Tuttavia, è possibile che l’azienda trasmittente rinvenga delle difficoltà di natura tecnica che non consentano il trasferimento da un titolare all’altro, perché ad esempio il nuovo titolare non è dotato di un sistema in grado di leggere i dati trasmessi e non sono stati ancora individuati formati interoperabili tra tali sistemi. In tal caso, l’azienda è tenuta a dare pronta comunicazione degli ostacoli tecnici all’interessato e rifiutare la richiesta, ovvero, potrebbe scegliere di trasferire i dati al solo interessato.
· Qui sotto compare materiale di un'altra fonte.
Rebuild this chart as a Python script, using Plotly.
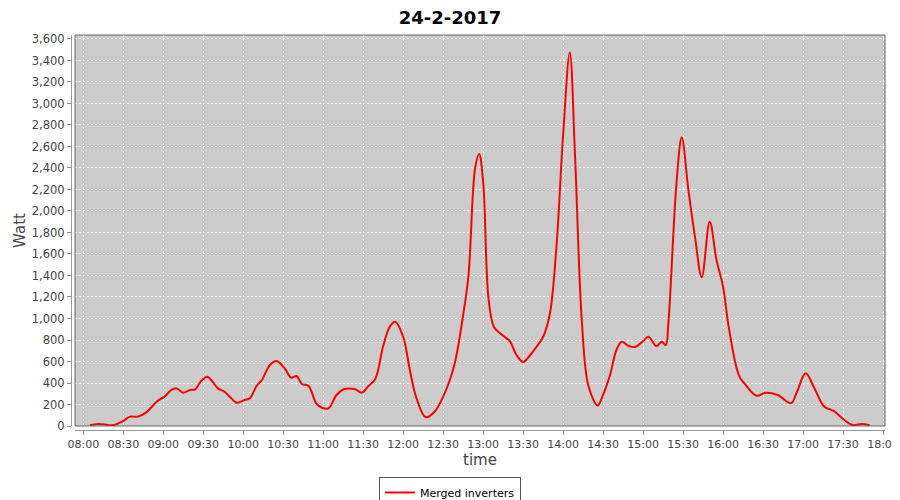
import plotly.graph_objects as go

title_text = "24-2-2017"
series_name = "Merged inverters"

times = [
    "08:05", "08:11", "08:15", "08:22", "08:29", "08:35", "08:41", "08:47", "08:56",
    "09:01", "09:06", "09:10", "09:15", "09:20", "09:24", "09:28", "09:33", "09:37",
    "09:41", "09:46", "09:51", "09:55", "10:01", "10:05", "10:10", "10:14", "10:20",
    "10:25", "10:31", "10:36", "10:40", "10:44", "10:49", "10:55", "10:59", "11:04",
    "11:10", "11:16", "11:24", "11:29", "11:34", "11:39", "11:45", "11:50", "11:54",
    "12:00", "12:05", "12:10", "12:17", "12:24", "12:30", "12:35", "12:39", "12:45",
    "12:49", "12:54", "12:57", "13:00", "13:04", "13:08", "13:12", "13:16", "13:20",
    "13:25", "13:30", "13:34", "13:40", "13:45", "13:50", "13:55", "14:00", "14:05",
    "14:09", "14:14", "14:19", "14:26", "14:29", "14:35", "14:40", "14:44", "14:49",
    "14:54", "15:00", "15:04", "15:10", "15:14", "15:17", "15:19", "15:25", "15:29",
    "15:34", "15:39", "15:44", "15:50", "15:55", "16:00", "16:04", "16:10", "16:13",
    "16:16", "16:25", "16:32", "16:41", "16:51", "16:55", "17:02", "17:08", "17:16",
    "17:23", "17:31", "17:37", "17:44", "17:50",
]
watts = [
    6, 19, 16, 7, 40, 87, 87, 124, 236,
    273, 335, 350, 310, 335, 341, 412, 459, 412,
    350, 319, 258, 217, 242, 258, 372, 428, 567,
    604, 537, 449, 465, 391, 372, 205, 170, 164,
    288, 344, 341, 310, 372, 434, 744, 924, 970,
    830, 521, 258, 81, 140, 273, 428, 598, 1032,
    1400, 2400, 2530, 2272, 1190, 923, 870, 830, 790,
    660, 595, 640, 737, 830, 1040, 1668, 2706, 3475,
    2495, 986, 372, 190, 260, 465, 707, 784, 745,
    735, 790, 830, 744, 784, 753, 960, 2250, 2685,
    2195, 1755, 1383, 1900, 1550, 1296, 940, 546, 443,
    397, 282, 310, 288, 211, 304, 490, 366, 180,
    140, 56, 9, 19, 7,
]

date_prefix = "2017-02-24 "
x_vals = [date_prefix + t for t in times]

fig = go.Figure()
fig.add_trace(go.Scatter(
    x=x_vals, y=watts, mode="lines", name=series_name,
    line=dict(color="#ff0000", width=2, shape="spline", smoothing=1.0),
    showlegend=True,
))

# the page body adds an 8px offset, so the figure is 892x492
fig_w, fig_h = 892, 492
m_l, m_r, m_t, m_b = 63, 15, 27, 70
paper_w = float(fig_w - m_l - m_r)
paper_h = float(fig_h - m_t - m_b)
gap = 4.0
grid_col = "rgba(255,255,255,0.8)"

fig.update_layout(
    width=fig_w, height=fig_h,
    margin=dict(l=m_l, r=m_r, t=m_t, b=m_b, autoexpand=False),
    paper_bgcolor="white",
    plot_bgcolor="#cccccc",
    font=dict(family="DejaVu Sans", size=12, color="#444444"),
    title=dict(text="<b>" + title_text + "</b>", x=(450 - 8) / fig_w, xref="container",
               xanchor="center", y=1.0, yanchor="top", pad=dict(t=3),
               font=dict(family="DejaVu Sans", size=18, color="#000000")),
    xaxis=dict(
        type="date",
        domain=[gap / paper_w, 1],
        anchor="free", position=0,
        range=[date_prefix + "07:53:47", date_prefix + "18:01:30"],
        tick0=date_prefix + "08:00", dtick=30 * 60 * 1000,
        tickformat="%H:%M",
        ticklabeloverflow="allow",
        showline=True, linecolor="#999999", linewidth=1,
        ticks="outside", ticklen=4, tickcolor="#999999",
        showgrid=True, gridcolor=grid_col, griddash="2px,2px", gridwidth=1,
        zeroline=False, automargin=False,
        tickfont=dict(family="DejaVu Sans", size=11, color="#444444"),
        title=dict(text="time", standoff=4,
                   font=dict(family="DejaVu Sans", size=15, color="#444444")),
    ),
    yaxis=dict(
        domain=[gap / paper_h, 1],
        anchor="free", position=0,
        range=[0, 3637],
        tick0=0, dtick=200, tickformat=",d",
        showline=True, linecolor="#999999", linewidth=1,
        ticks="outside", ticklen=4, tickcolor="#999999",
        showgrid=True, gridcolor=grid_col, griddash="2px,2px", gridwidth=1,
        zeroline=False, automargin=False,
        tickfont=dict(family="DejaVu Sans", size=11.5, color="#444444"),
        title=dict(text="Watt", standoff=1,
                   font=dict(family="DejaVu Sans", size=15, color="#444444")),
    ),
    legend=dict(
        orientation="h", x=(450 - 8 - m_l) / paper_w, xanchor="center",
        y=-(477 - 430) / paper_h, yanchor="top",
        bordercolor="#555555", borderwidth=1, bgcolor="white",
        font=dict(family="DejaVu Sans", size=11, color="#000000"),
        itemwidth=30,
    ),
    shapes=[dict(type="rect", xref="x domain", yref="y domain",
                 x0=0, x1=1, y0=0, y1=1,
                 line=dict(color="#666666", width=1), layer="above")],
)

fig.write_html("out.html")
La posizione del titolare all’atto del trasferimento dei dati
L’azienda che risponde ad una richiesta di portabilità agisce come mandante dell’interessato senza alcuna responsabilità sull’uso che ne fa il singolo o sul trattamento dell’altra società che riceve i dati. Ciò nonostante, l’azienda che effettua il trasferimento ha necessità di tutelare la propria posizione prevedendo sistemi di garanzia del suo operato. In altri termini, prima di procedere al trasferimento l’interessato deve validare l’operazione, confermando che i dati individuati siano effettivamente i dati che intenda ricevere ovvero trasferire ad altri.
Non si richiede, inoltre, che il titolare controlli la qualità dei dati trasmessi che si presuppongono, comunque, conformi ai requisiti della esattezza e aggiornamento. Tuttavia, è necessario che garantisca la sicurezza nel trasferimento dei dati ovvero nella ulteriore conservazione degli stessi considerando che la portabilità dei dati non comporta l’automatica cancellazione degli stessi ai sensi dell’art. 17 del GDPR.
Se l’azienda ha previsto la nomina di un responsabile del trattamento dati è opportuno che nel contratto vengano dettagliatamente definite le responsabilità di ciascuno in merito alle richieste di portabilità avanzate in merito a dati gestiti dal responsabile e le modalità di cooperazione tra i vari soggetti coinvolti.
La posizione del titolare ricevente
Il titolare ricevente è tenuto a garantire che i dati forniti, da lui accettati e conservati, siano pertinenti e non eccedenti rispetto alle finalità del suo trattamento. Non ha necessità di trattenere informazioni che non siano funzionali al servizio da lui offerto, soprattutto quando si tratti di dati terzi interessati. In altre parole, il nuovo titolare è chiamato al rispetto dei principi generali di cui all’art. 5 del GDPR, quali la liceità, correttezza e trasparenza, limitazione delle finalità, minimizzazione dei dati, esattezza, integrità e riservatezza, conservazione limitata e responsabilizzazione.
Termine entro cui dare seguito alle richieste di portabilità
L’azienda è tenuta ai sensi dell’art. 12 del GDPR a rispondere entro un mese dalla richiesta, o, comunque, entro un termine ragionevole tenuto conto del caso particolare. Il termine standard di un mese può essere prorogato di due mesi, se necessario, tenuto conto della complessità e del numero delle richieste. Il titolare del trattamento informa l’interessato di tale proroga, e dei motivi del ritardo, entro un mese dal ricevimento della richiesta. Se l’interessato presenta la richiesta mediante mezzi elettronici, le informazioni sono fornite, ove possibile, con mezzi elettronici, salvo diversa indicazione dell’interessato.
Tendenzialmente l’azienda non può imporre costi e oneri all’interessato a meno che non risulti ragionevole un contributo spese per i costi amministrativi sostenuti per fornire i dati.